• [AIM OF THE EXERCISE]:
Transcribe the records below exactly, from their first line through the line containing "plt.rcParams['mathtext.it'] = 'Liberation". Omit every line after it.

===== EXTRACTED ENTRIES

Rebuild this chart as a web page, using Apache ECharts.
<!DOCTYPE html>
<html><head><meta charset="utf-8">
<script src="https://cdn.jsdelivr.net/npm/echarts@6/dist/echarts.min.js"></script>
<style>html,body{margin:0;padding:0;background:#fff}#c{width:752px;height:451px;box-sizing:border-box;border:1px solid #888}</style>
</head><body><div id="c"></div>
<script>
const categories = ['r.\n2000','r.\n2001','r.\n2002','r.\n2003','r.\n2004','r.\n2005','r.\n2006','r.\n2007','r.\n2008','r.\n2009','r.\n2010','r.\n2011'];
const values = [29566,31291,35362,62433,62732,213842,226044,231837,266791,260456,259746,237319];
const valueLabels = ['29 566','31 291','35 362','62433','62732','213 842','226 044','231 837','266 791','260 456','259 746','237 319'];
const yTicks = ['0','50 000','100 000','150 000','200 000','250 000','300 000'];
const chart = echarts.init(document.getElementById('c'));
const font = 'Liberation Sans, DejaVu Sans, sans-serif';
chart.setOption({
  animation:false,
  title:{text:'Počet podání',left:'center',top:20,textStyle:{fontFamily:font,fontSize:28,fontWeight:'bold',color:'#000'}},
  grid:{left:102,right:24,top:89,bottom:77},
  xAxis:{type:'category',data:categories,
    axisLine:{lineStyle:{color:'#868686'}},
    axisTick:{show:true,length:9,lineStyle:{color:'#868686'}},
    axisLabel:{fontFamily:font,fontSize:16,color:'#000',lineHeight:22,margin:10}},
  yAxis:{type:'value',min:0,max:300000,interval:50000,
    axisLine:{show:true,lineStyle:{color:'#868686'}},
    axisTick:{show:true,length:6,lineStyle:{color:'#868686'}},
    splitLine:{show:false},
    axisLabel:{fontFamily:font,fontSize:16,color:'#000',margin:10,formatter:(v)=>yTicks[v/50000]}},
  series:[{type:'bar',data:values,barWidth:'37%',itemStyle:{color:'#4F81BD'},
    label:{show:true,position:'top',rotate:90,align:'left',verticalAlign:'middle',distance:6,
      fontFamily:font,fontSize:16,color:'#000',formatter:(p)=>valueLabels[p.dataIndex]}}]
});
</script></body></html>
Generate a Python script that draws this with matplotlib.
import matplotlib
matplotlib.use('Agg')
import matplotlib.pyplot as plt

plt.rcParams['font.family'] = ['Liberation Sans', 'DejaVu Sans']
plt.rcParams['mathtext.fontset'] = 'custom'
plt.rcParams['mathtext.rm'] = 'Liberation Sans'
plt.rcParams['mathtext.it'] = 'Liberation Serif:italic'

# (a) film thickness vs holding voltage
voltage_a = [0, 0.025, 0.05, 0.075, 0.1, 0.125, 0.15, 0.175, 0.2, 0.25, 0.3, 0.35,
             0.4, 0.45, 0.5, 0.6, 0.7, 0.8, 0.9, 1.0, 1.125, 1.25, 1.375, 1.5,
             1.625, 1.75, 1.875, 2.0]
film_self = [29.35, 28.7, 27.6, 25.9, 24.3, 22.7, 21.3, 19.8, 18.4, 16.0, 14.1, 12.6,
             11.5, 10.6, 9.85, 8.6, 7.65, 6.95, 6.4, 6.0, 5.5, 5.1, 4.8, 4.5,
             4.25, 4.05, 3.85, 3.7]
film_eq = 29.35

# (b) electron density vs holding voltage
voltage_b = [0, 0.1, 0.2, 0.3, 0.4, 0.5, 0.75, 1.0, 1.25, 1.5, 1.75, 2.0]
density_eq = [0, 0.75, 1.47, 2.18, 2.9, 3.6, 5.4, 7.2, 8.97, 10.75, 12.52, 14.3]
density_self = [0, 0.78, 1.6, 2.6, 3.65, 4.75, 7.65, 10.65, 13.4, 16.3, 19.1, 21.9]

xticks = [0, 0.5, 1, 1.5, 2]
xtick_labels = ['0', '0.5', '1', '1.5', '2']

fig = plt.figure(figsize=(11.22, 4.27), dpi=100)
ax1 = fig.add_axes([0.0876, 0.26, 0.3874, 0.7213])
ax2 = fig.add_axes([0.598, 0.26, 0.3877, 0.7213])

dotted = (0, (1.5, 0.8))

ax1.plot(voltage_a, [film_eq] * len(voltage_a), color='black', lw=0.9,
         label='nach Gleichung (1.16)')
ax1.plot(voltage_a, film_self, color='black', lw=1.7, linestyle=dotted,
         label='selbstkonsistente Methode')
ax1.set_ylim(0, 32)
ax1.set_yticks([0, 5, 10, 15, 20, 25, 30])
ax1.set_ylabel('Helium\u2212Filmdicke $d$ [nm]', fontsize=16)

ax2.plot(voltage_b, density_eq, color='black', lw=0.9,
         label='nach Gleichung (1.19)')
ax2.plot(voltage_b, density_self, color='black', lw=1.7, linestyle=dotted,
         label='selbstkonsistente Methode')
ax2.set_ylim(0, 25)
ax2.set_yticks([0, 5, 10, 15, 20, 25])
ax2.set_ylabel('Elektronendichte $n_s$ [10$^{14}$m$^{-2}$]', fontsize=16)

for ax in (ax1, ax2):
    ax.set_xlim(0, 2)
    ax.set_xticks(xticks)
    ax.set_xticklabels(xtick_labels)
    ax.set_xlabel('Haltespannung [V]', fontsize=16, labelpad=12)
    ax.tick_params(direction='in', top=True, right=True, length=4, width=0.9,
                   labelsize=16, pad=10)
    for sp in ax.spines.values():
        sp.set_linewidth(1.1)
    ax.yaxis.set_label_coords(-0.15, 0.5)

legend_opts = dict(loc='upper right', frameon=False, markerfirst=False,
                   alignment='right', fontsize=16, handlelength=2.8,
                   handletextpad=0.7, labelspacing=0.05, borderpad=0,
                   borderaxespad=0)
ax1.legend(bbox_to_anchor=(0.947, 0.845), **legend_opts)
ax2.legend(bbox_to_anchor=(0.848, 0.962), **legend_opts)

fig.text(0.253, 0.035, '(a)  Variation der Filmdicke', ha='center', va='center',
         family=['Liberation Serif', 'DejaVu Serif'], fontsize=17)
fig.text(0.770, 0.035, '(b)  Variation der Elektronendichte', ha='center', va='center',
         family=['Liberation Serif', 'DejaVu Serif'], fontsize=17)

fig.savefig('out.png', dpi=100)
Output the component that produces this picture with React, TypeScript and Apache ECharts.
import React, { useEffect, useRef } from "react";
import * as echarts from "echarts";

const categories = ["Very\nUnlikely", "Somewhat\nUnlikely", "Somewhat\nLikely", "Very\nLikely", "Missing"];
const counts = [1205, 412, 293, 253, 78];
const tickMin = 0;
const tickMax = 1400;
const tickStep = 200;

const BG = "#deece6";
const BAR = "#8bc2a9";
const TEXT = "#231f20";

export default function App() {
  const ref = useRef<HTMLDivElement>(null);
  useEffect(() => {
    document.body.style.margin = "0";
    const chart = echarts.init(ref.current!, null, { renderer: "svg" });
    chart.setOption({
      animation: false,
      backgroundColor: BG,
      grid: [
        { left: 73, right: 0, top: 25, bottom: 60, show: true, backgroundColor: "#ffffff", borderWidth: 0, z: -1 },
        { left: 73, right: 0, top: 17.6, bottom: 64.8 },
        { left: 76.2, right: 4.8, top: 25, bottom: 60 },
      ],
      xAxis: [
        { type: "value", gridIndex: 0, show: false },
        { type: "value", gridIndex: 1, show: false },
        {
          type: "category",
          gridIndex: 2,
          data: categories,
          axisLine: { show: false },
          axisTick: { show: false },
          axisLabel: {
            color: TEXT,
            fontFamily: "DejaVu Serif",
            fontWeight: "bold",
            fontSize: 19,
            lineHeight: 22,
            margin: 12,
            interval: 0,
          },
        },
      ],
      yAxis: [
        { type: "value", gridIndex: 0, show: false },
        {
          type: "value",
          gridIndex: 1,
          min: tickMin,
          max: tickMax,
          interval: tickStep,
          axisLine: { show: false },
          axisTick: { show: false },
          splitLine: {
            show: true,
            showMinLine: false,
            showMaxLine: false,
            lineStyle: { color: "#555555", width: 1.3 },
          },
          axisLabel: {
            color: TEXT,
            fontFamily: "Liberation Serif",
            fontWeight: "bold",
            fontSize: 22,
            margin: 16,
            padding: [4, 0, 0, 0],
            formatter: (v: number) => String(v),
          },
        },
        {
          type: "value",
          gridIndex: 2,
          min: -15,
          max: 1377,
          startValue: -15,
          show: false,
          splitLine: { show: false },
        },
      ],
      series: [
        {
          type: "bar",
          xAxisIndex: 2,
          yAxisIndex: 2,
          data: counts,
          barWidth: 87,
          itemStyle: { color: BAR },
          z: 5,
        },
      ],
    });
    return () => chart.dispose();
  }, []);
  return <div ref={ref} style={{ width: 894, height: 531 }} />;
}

==========

• [OUTPUT FOR THIS TASK]:
Rebuild this chart as a web page, using Apache ECharts.
<!DOCTYPE html>
<html><head><meta charset="utf-8">
<script src="https://cdn.jsdelivr.net/npm/echarts@6/dist/echarts.min.js"></script>
<style>html,body{margin:0;padding:0;background:#fff}#c{width:752px;height:451px;box-sizing:border-box;border:1px solid #888}</style>
</head><body><div id="c"></div>
<script>
const categories = ['r.\n2000','r.\n2001','r.\n2002','r.\n2003','r.\n2004','r.\n2005','r.\n2006','r.\n2007','r.\n2008','r.\n2009','r.\n2010','r.\n2011'];
const values = [29566,31291,35362,62433,62732,213842,226044,231837,266791,260456,259746,237319];
const valueLabels = ['29 566','31 291','35 362','62433','62732','213 842','226 044','231 837','266 791','260 456','259 746','237 319'];
const yTicks = ['0','50 000','100 000','150 000','200 000','250 000','300 000'];
const chart = echarts.init(document.getElementById('c'));
const font = 'Liberation Sans, DejaVu Sans, sans-serif';
chart.setOption({
  animation:false,
  title:{text:'Počet podání',left:'center',top:20,textStyle:{fontFamily:font,fontSize:28,fontWeight:'bold',color:'#000'}},
  grid:{left:102,right:24,top:89,bottom:77},
  xAxis:{type:'category',data:categories,
    axisLine:{lineStyle:{color:'#868686'}},
    axisTick:{show:true,length:9,lineStyle:{color:'#868686'}},
    axisLabel:{fontFamily:font,fontSize:16,color:'#000',lineHeight:22,margin:10}},
  yAxis:{type:'value',min:0,max:300000,interval:50000,
    axisLine:{show:true,lineStyle:{color:'#868686'}},
    axisTick:{show:true,length:6,lineStyle:{color:'#868686'}},
    splitLine:{show:false},
    axisLabel:{fontFamily:font,fontSize:16,color:'#000',margin:10,formatter:(v)=>yTicks[v/50000]}},
  series:[{type:'bar',data:values,barWidth:'37%',itemStyle:{color:'#4F81BD'},
    label:{show:true,position:'top',rotate:90,align:'left',verticalAlign:'middle',distance:6,
      fontFamily:font,fontSize:16,color:'#000',formatter:(p)=>valueLabels[p.dataIndex]}}]
});
</script></body></html>
Generate a Python script that draws this with matplotlib.
import matplotlib
matplotlib.use('Agg')
import matplotlib.pyplot as plt

plt.rcParams['font.family'] = ['Liberation Sans', 'DejaVu Sans']
plt.rcParams['mathtext.fontset'] = 'custom'
plt.rcParams['mathtext.rm'] = 'Liberation Sans'
plt.rcParams['mathtext.it'] = 'Liberation Serif:italic'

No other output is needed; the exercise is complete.